Audit trail logs every read, write, auth event, and admin action. The usage_events table feeds Stripe billing logic and compliance exports.
Telemetry is optional; self-host never phones home. Cloud deployments still ship minimal service quality metrics.
Soft delete, deleted_at, and per-tenant audit table ensure recoverability plus regulatory audit readiness.

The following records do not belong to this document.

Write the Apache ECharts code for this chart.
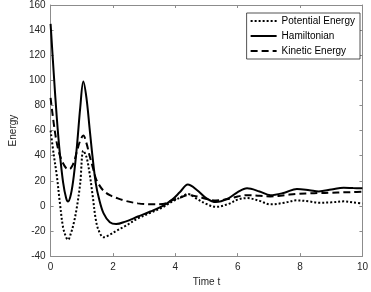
<!DOCTYPE html>
<html>
<head>
<meta charset="utf-8">
<script src="https://cdn.jsdelivr.net/npm/echarts@6/dist/echarts.min.js"></script>
<style>
  html, body { margin: 0; padding: 0; background: #fff; }
  #chart { width: 371px; height: 292px; }
</style>
</head>
<body>
<div id="chart"></div>
<script>
// values
const times = [0, 0.1, 0.2, 0.3, 0.4, 0.5, 0.56, 0.65, 0.75, 0.85, 0.95, 1.05, 1.15, 1.25, 1.35, 1.45,
    1.55, 1.7, 1.9, 2.1, 2.4, 2.8, 3.2, 3.6, 3.9, 4.15, 4.4, 4.7, 5.0, 5.3, 5.7, 6.0, 6.3, 6.7, 7.05,
    7.5, 7.9, 8.3, 8.6, 9.0, 9.4, 9.7, 10];
const hamiltonian = [145, 106, 70, 41, 19, 6, 3.5, 9, 25, 49, 78, 99, 86, 62, 38, 18,
    6, -6, -13, -14.5, -12.5, -8.5, -4.5, 0, 5, 11, 17, 12.5, 6, 3, 6, 11, 14, 11.5, 8.5,
    10.5, 13.5, 12.5, 11.5, 13, 14.5, 14.2, 14];
const kinetic = [86, 66, 50, 40, 34, 30, 29, 30, 35, 44, 52, 56, 50, 40, 31, 22,
    17, 12, 8.5, 6.5, 4, 2, 1.3, 1.5, 4.5, 6.5, 8.5, 7.5, 5.5, 4.3, 5.5, 7.5, 8.5, 8, 7.5,
    8.5, 9.6, 10, 10.2, 10.5, 10.8, 11, 11.2];
const potential = [60, 41, 24, 2, -17, -25, -27, -22, -13, 0, 18, 44, 39, 26, 8, -11,
    -20, -25, -23, -20, -16, -10, -5.5, -1, 3.5, 6.5, 9.5, 5.5, 1.5, -0.8, 1.5, 5, 6.2, 4, 1.2,
    2.5, 4.4, 3.5, 2.5, 2.8, 3.6, 2.8, 1.8];
const xTicks = [0, 2, 4, 6, 8, 10];
const yTicks = [-40, -20, 0, 20, 40, 60, 80, 100, 120, 140, 160];

const pairs = (vals) => times.map((t, i) => [t, vals[i]]);

const axisGrey = '#8c8c8c';
const textGrey = '#262626';
const font = 'Liberation Sans, Arial, sans-serif';

const myChart = echarts.init(document.getElementById('chart'));

const xBase = {
    type: 'value',
    min: xTicks[0],
    max: xTicks[xTicks.length - 1],
    interval: 2,
    splitLine: {show: false},
    axisLine: {onZero: false, lineStyle: {color: axisGrey, width: 1}},
    axisTick: {inside: true, length: 3, lineStyle: {color: axisGrey}}
};
const yBase = {
    type: 'value',
    min: yTicks[0],
    max: yTicks[yTicks.length - 1],
    interval: 20,
    splitLine: {show: false},
    axisLine: {onZero: false, lineStyle: {color: axisGrey, width: 1}},
    axisTick: {inside: true, length: 3, lineStyle: {color: axisGrey}}
};

const option = {
    animation: false,
    textStyle: {fontFamily: font},
    grid: {left: 37, right: 8, top: 5, bottom: 30, containLabel: false},
    legend: {
        right: 11,
        top: 13,
        orient: 'vertical',
        itemWidth: 26,
        itemHeight: 8,
        itemGap: 5,
        padding: [3, 5, 3, 3],
        borderColor: textGrey,
        borderWidth: 0.8,
        backgroundColor: '#fff',
        itemStyle: {opacity: 0},
        textStyle: {color: '#000', fontSize: 10, fontFamily: font, padding: [0, 0, 0, 0]},
        data: ['Potential Energy', 'Hamiltonian', 'Kinetic Energy']
    },
    xAxis: [
        Object.assign({}, xBase, {
            name: 'Time t',
            nameLocation: 'middle',
            nameGap: 19,
            nameTextStyle: {color: textGrey, fontSize: 10},
            axisLabel: {color: textGrey, fontSize: 10, margin: 6}
        }),
        Object.assign({}, xBase, {position: 'top', axisLabel: {show: false}})
    ],
    yAxis: [
        Object.assign({}, yBase, {
            name: 'Energy',
            nameLocation: 'middle',
            nameGap: 28,
            nameTextStyle: {color: textGrey, fontSize: 10},
            axisLabel: {color: textGrey, fontSize: 10, margin: 5}
        }),
        Object.assign({}, yBase, {position: 'right', axisLabel: {show: false}})
    ],
    series: [
        {
            name: 'Potential Energy',
            type: 'line',
            symbol: 'none',
            smooth: 0.35,
            lineStyle: {color: '#000', width: 2, type: [2, 2]},
            itemStyle: {color: '#000'},
            data: pairs(potential)
        },
        {
            name: 'Hamiltonian',
            type: 'line',
            symbol: 'none',
            smooth: 0.35,
            lineStyle: {color: '#000', width: 2},
            itemStyle: {color: '#000'},
            data: pairs(hamiltonian)
        },
        {
            name: 'Kinetic Energy',
            type: 'line',
            symbol: 'none',
            smooth: 0.35,
            lineStyle: {color: '#000', width: 2, type: [7, 4]},
            itemStyle: {color: '#000'},
            data: pairs(kinetic)
        }
    ]
};

myChart.setOption(option);
</script>
</body>
</html>
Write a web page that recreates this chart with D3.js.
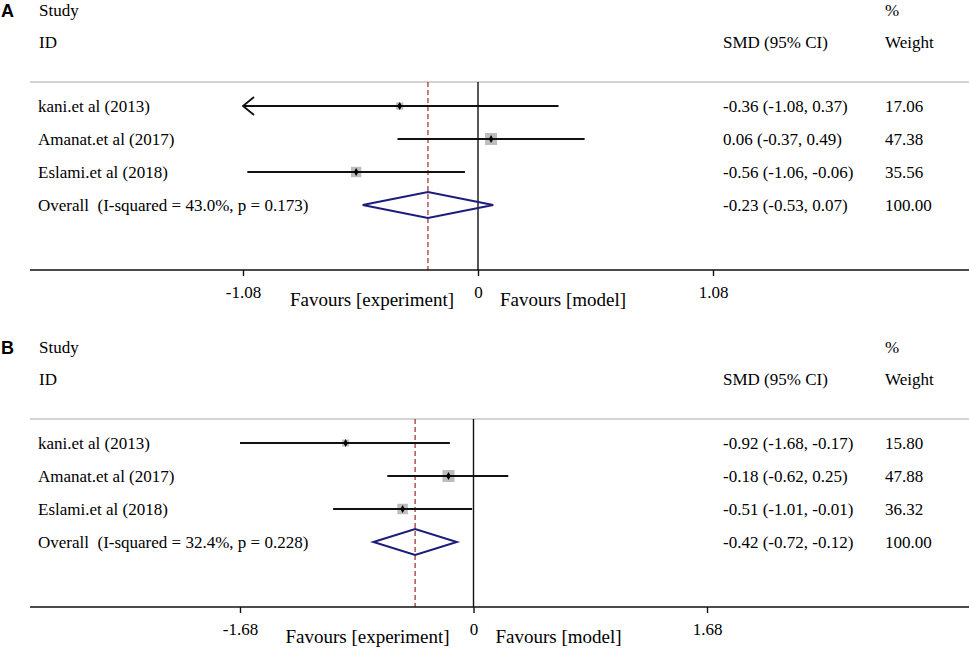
<!DOCTYPE html>
<html>
<head>
	<meta charset="UTF-8" />
	<title>forest plot</title>
	<script src="https://d3js.org/d3.v7.min.js"></script>
	<style>
		body { margin: 0; background: #fff; }
		text { font-family: "Liberation Serif", "Times New Roman", serif; font-size: 17px; fill: #000; }
		.panel-letter { font-family: "Liberation Sans", Arial, sans-serif; font-weight: bold; font-size: 18px; }
		.favours { font-size: 19px; }
	</style>
</head>
<body>
	<svg id="chart" width="969" height="649"></svg>

	<script type="text/javascript">
	// data
	const studies = ["kani.et al (2013)", "Amanat.et al (2017)", "Eslami.et al (2018)"]

	const smdA = [-0.36, 0.06, -0.56]
	const lowA = [-1.08, -0.37, -1.06]
	const highA = [0.37, 0.49, -0.06]
	const weightA = [17.06, 47.38, 35.56]
	const clippedA = [true, false, false]
	const overallA = [-0.23, -0.53, 0.07]   // est, low, high
	const hetA = ["43.0%", "0.173"]
	const ticksA = [-1.08, 0, 1.08]

	const smdB = [-0.92, -0.18, -0.51]
	const lowB = [-1.68, -0.62, -1.01]
	const highB = [-0.17, 0.25, -0.01]
	const weightB = [15.80, 47.88, 36.32]
	const clippedB = [false, false, false]
	const overallB = [-0.42, -0.72, -0.12]
	const hetB = ["32.4%", "0.228"]
	const ticksB = [-1.68, 0, 1.68]

	// colours
	const gray = "#c4c4c4"
	const box = "#bdbdbd"
	const navy = "#1c1c7c"
	const red = "#a8383c"

	const svg = d3.select("#chart")
	// plain hyphen for negatives, like the stata output
	const f2 = d3.formatLocale({ decimal: ".", thousands: ",", grouping: [3], currency: ["", ""], minus: "-" }).format(".2f")

	function drawPanel(letter, top, smd, low, high, weight, clipped, overall, het, ticks, xRange) {
		const g = svg.append("g").attr("transform", `translate(0, ${top})`)

		const x = d3.scaleLinear().domain([ticks[0], ticks[2]]).range(xRange)
		const side = d3.scaleSqrt().domain([0, 100]).range([0, 17.4])

		const lineTop = 82, axisY = 270
		const rowY = i => 106 + i * 33

		// header texts
		g.append("text").attr("class", "panel-letter").attr("x", 1).attr("y", 17).text(letter)
		g.append("text").attr("x", 39).attr("y", 16).text("Study")
		g.append("text").attr("x", 39).attr("y", 48).text("ID")
		g.append("text").attr("x", 723).attr("y", 48).text("SMD (95% CI)")
		g.append("text").attr("x", 885).attr("y", 16).text("%")
		g.append("text").attr("x", 885).attr("y", 48).text("Weight")

		g.append("line").attr("x1", 30).attr("x2", 969).attr("y1", lineTop).attr("y2", lineTop)
			.style("stroke", gray).style("stroke-width", 1.5)

		// null line and overall dashed line
		g.append("line").attr("x1", x(0)).attr("x2", x(0)).attr("y1", lineTop).attr("y2", axisY)
			.style("stroke", "#111").style("stroke-width", 1.4)
		g.append("line").attr("x1", x(overall[0])).attr("x2", x(overall[0])).attr("y1", lineTop).attr("y2", axisY)
			.style("stroke", red).style("stroke-width", 1.3).style("stroke-dasharray", "5,3")

		const rows = studies.map((s, i) => ({ name: s, smd: smd[i], low: low[i], high: high[i], w: weight[i], clip: clipped[i], i: i }))

		// boxes
		g.selectAll("rect.box").data(rows).enter().append("rect")
			.attr("class", "box")
			.attr("x", d => x(d.smd) - side(d.w) / 2)
			.attr("y", d => rowY(d.i) - side(d.w) / 2)
			.attr("width", d => side(d.w))
			.attr("height", d => side(d.w))
			.style("fill", box)

		// CI lines
		g.selectAll("line.ci").data(rows).enter().append("line")
			.attr("class", "ci")
			.attr("x1", d => x(d.low)).attr("x2", d => x(d.high))
			.attr("y1", d => rowY(d.i)).attr("y2", d => rowY(d.i))
			.style("stroke", "#111").style("stroke-width", 1.8)

		// arrows on clipped CIs
		g.selectAll("path.arrow").data(rows.filter(d => d.clip)).enter().append("path")
			.attr("class", "arrow")
			.attr("d", d => `M${x(d.low) + 11},${rowY(d.i) - 9} L${x(d.low)},${rowY(d.i)} L${x(d.low) + 11},${rowY(d.i) + 9}`)
			.style("fill", "none").style("stroke", "#111").style("stroke-width", 1.8)

		// point estimates
		g.selectAll("path.pt").data(rows).enter().append("path")
			.attr("class", "pt")
			.attr("transform", d => `translate(${x(d.smd)}, ${rowY(d.i)})`)
			.attr("d", d3.symbol(d3.symbolDiamond, 18))
			.style("fill", "#000")

		// overall diamond
		const oy = rowY(3)
		g.append("path")
			.attr("d", `M${x(overall[1])},${oy} L${x(overall[0])},${oy - 13} L${x(overall[2])},${oy} L${x(overall[0])},${oy + 13} Z`)
			.style("fill", "none").style("stroke", navy).style("stroke-width", 2)

		// left labels
		g.selectAll("text.study").data(rows).enter().append("text")
			.attr("class", "study")
			.attr("x", 38).attr("y", d => rowY(d.i) + 6)
			.text(d => d.name)
		g.append("text").attr("x", 38).attr("y", oy + 6).attr("xml:space", "preserve")
			.text(`Overall  (I-squared = ${het[0]}, p = ${het[1]})`)

		// right columns
		g.selectAll("text.smd").data(rows).enter().append("text")
			.attr("class", "smd")
			.attr("x", 723).attr("y", d => rowY(d.i) + 6)
			.text(d => `${f2(d.smd)} (${f2(d.low)}, ${f2(d.high)})`)
		g.append("text").attr("x", 723).attr("y", oy + 6)
			.text(`${f2(overall[0])} (${f2(overall[1])}, ${f2(overall[2])})`)

		g.selectAll("text.wt").data(rows).enter().append("text")
			.attr("class", "wt")
			.attr("x", 885).attr("y", d => rowY(d.i) + 6)
			.text(d => f2(d.w))
		g.append("text").attr("x", 885).attr("y", oy + 6).text(f2(100))

		// axis
		g.append("line").attr("x1", 30).attr("x2", 969).attr("y1", axisY).attr("y2", axisY)
			.style("stroke", "#111").style("stroke-width", 1.4)

		const axis = d3.axisBottom(x)
			.tickValues(ticks)
			.tickSize(6)
			.tickPadding(10)
			.tickFormat(d => d === 0 ? "0" : f2(d))

		const ax = g.append("g").attr("transform", `translate(0, ${axisY})`).call(axis)
		ax.select(".domain").remove()
		ax.selectAll(".tick line").style("stroke", "#111").style("stroke-width", 1.4)
		ax.selectAll(".tick text").style("font-family", "Liberation Serif, serif").style("font-size", "17px").style("fill", "#000")

		g.append("text").attr("class", "favours").attr("x", x(0) - 24).attr("y", axisY + 36).attr("text-anchor", "end")
			.text("Favours [experiment]")
		g.append("text").attr("class", "favours").attr("x", x(0) + 22).attr("y", axisY + 36)
			.text("Favours [model]")
	}

	drawPanel("A", 0, smdA, lowA, highA, weightA, clippedA, overallA, hetA, ticksA, [243, 713])
	drawPanel("B", 337, smdB, lowB, highB, weightB, clippedB, overallB, hetB, ticksB, [240, 707])
	</script>
</body>
</html>
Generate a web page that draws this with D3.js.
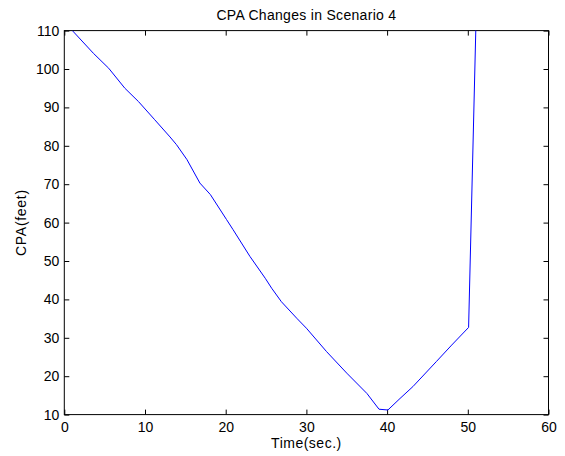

Graph, Temporal, & Async Diligence Ready

memory-graph tracks parent/child edges and supersession metadata so agents can answer “What changed?”, “What’s open?”, and “What superseded this?” without piecing it together manually. get_graph_around already powers tooling; the next five MCP helpers (get_open_tickets, get_unresolved_threads, get_recent_decisions, get_superseded_decisions, get_current_state(topic)) will make operational status deterministic.

Roadmap Notes

Postgres migration – schema-postgres.sql ready; swaps to pg/postgres.js, adds JSONB, tsvector search, usage partitions.
Usage metering toggle – Stripe integration wired; gating just waiting for public beta flag flip so quotas react.
Semantic search – plan to layer vector embeddings on top of tsvector for meaning-based recall.
Async diligence content – a markdown + prompt-first docs bundle ensures every customer, investor, and AI can self-serve the technical Q&A.

Current State & Contact

API: https://api.reflectmemory.com
Deployments: Hosted + isolated + self-host pilots running with healthcare, contact center, and venture studio prospects.
Integrations: ChatGPT, Claude, Cursor, Gemini, Grok, n8n (OpenAPI + MCP).
Contact: Tamer Shafik <ts@reflectmemory.com> for architecture/deployment; Van Mendoza <vm@reflectmemory.com> for GTM/positioning.

Reflect Memory is not an app, it is the memory substrate that AI-native teams plug into. The async diligence bundle (this doc + downloads + prompts) proves the claim: the docs you need are ready for your AI to ingest before you ever schedule another call.